| Dataset excerpt |

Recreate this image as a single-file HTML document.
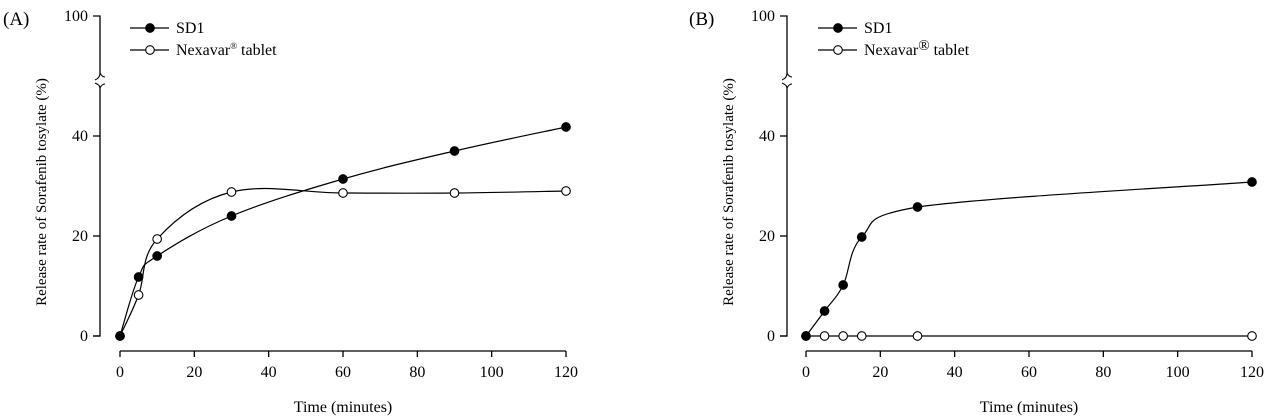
<!DOCTYPE html>
<html><head><meta charset="utf-8">
<style>
html,body{margin:0;padding:0;background:#fff;}
svg{display:block;font-family:"Liberation Serif",serif;}
</style></head>
<body>
<svg id="chart" width="1269" height="416" viewBox="0 0 1269 416" xmlns="http://www.w3.org/2000/svg"></svg>
<script>
const timesA = [0,5,10,30,60,90,120];
const sd1A = [0,11.8,16,24,31.4,37,41.8];
const nexA = [0,8.2,19.4,28.8,28.6,28.6,29];
const timesB = [0,5,10,15,30,120];
const sd1B = [0,5,10.2,19.8,25.8,30.8];
const nexB = [0,0,0,0,0,0];
const xTicks = [0,20,40,60,80,100,120];
const yTicks = [0,20,40];
const yTop = 100;

const NS="http://www.w3.org/2000/svg";
const svg=document.getElementById('chart');
function mk(tag,attrs,parent){const e=document.createElementNS(NS,tag);for(const k in attrs)e.setAttribute(k,attrs[k]);(parent||svg).appendChild(e);return e;}
function txt(s,attrs,parent){const e=mk('text',attrs,parent);e.textContent=s;return e;}

function spline(pts){
  let d=`M${pts[0][0]},${pts[0][1]}`;
  for(let i=0;i<pts.length-1;i++){
    const p0=pts[Math.max(i-1,0)],p1=pts[i],p2=pts[i+1],p3=pts[Math.min(i+2,pts.length-1)];
    const t=0.18;
    let c1x=p1[0]+(p2[0]-p0[0])*t,c1y=p1[1]+(p2[1]-p0[1])*t;
    let c2x=p2[0]-(p3[0]-p1[0])*t,c2y=p2[1]-(p3[1]-p1[1])*t;
    c1x=Math.min(Math.max(c1x,p1[0]),p2[0]);c2x=Math.min(Math.max(c2x,p1[0]),p2[0]);
    d+=` C${c1x},${c1y} ${c2x},${c2y} ${p2[0]},${p2[1]}`;
  }
  return d;
}

function panel(id,ax,x0,letterX,times,sd1,nex,legX,sup){
  const g=mk('g',{});
  
  
  const xs=v=>x0+v*(446/120);
  const ys=v=>336-v*5;
  txt('('+id.toUpperCase()+')',{x:letterX,y:25,'font-size':19},g);
  const ya=mk('path',{d:`M${ax-7},16 H${ax} V73 M${ax},88 V336 H${ax-7}`,stroke:'#000','stroke-width':1.3,fill:'none'},g);
  
  mk('path',{d:`M${ax-5},80 q5,-2 5,-7 M${ax-5},83 q5,2 5,5 M${ax},73 q2,4 5,4 M${ax},88 q2,-4 5,-4`,stroke:'#000','stroke-width':1.1,fill:'none'},g);
  yTicks.forEach(v=>{
    mk('line',{x1:ax-7,x2:ax,y1:ys(v),y2:ys(v),stroke:'#000','stroke-width':1.3},g);
    const t=txt(String(v),{x:ax-12,y:ys(v)+5,'font-size':16,'text-anchor':'end'},g);
    
  });
  txt(String(yTop),{x:ax-12,y:21,'font-size':16,'text-anchor':'end'},g);
  const yl=txt('Release rate of Sorafenib tosylate (%)',{x:0,y:0,'font-size':15,'text-anchor':'middle',transform:`translate(${ax-54},192) rotate(-90)`},g);
  
  const xa=mk('line',{x1:xs(0),x2:xs(120),y1:351,y2:351,stroke:'#000','stroke-width':1.3},g);
  
  xTicks.forEach(v=>{
    mk('line',{x1:xs(v),x2:xs(v),y1:351,y2:357,stroke:'#000','stroke-width':1.3},g);
    const t=txt(String(v),{x:xs(v),y:377,'font-size':16,'text-anchor':'middle'},g);
    
  });
  const xl=txt('Time (minutes)',{x:xs(60),y:412,'font-size':16,'text-anchor':'middle'},g);
  
  [[nex,false,'nexavar'],[sd1,true,'sd1']].forEach(([vals,filled,nm])=>{
    const pts=times.map((t,i)=>[xs(t),ys(vals[i])]);
    const p=mk('path',{d:spline(pts),stroke:'#000','stroke-width':1.2,fill:'none'},g);
    
    pts.forEach(q=>{
      const c=mk('circle',{cx:q[0],cy:q[1],r:4.3,fill:filled?'#000':'#fff',stroke:'#000','stroke-width':1.1},g);
      
    });
  });
  const lg=mk('g',{},g);
  
  [[28,true,'SD1'],[50,false,'Nexavar']].forEach(([y,f,s])=>{
    mk('line',{x1:legX,x2:legX+39,y1:y,y2:y,stroke:'#000','stroke-width':1.2},lg);
    mk('circle',{cx:legX+20,cy:y,r:4.3,fill:f?'#000':'#fff',stroke:'#000','stroke-width':1.1},lg);
    const t=txt(s,{x:legX+46,y:y+5,'font-size':16},lg);
    
    if(!f){
      const ts=document.createElementNS(NS,'tspan');
      if(sup){ts.setAttribute('font-size','15');ts.setAttribute('dy','-5');}
      else {ts.setAttribute('font-size','9');ts.setAttribute('dy','-6');}
      ts.textContent='®';t.appendChild(ts);
      const ts2=document.createElementNS(NS,'tspan');
      ts2.setAttribute('dy',sup?'5':'6');ts2.textContent=' tablet';t.appendChild(ts2);
    }
  });
}
panel('a',100,120,3,timesA,sd1A,nexA,130,false);
panel('b',787,806,689,timesB,sd1B,nexB,818,true);
</script>
</body></html>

| Exercise goal |
Read through the lines above and collect those that contain the string "document".

| Written response |
Recreate this image as a single-file HTML document.
const svg=document.getElementById('chart');
function mk(tag,attrs,parent){const e=document.createElementNS(NS,tag);for(const k in attrs)e.setAttribute(k,attrs[k]);(parent||svg).appendChild(e);return e;}
      const ts=document.createElementNS(NS,'tspan');
      const ts2=document.createElementNS(NS,'tspan');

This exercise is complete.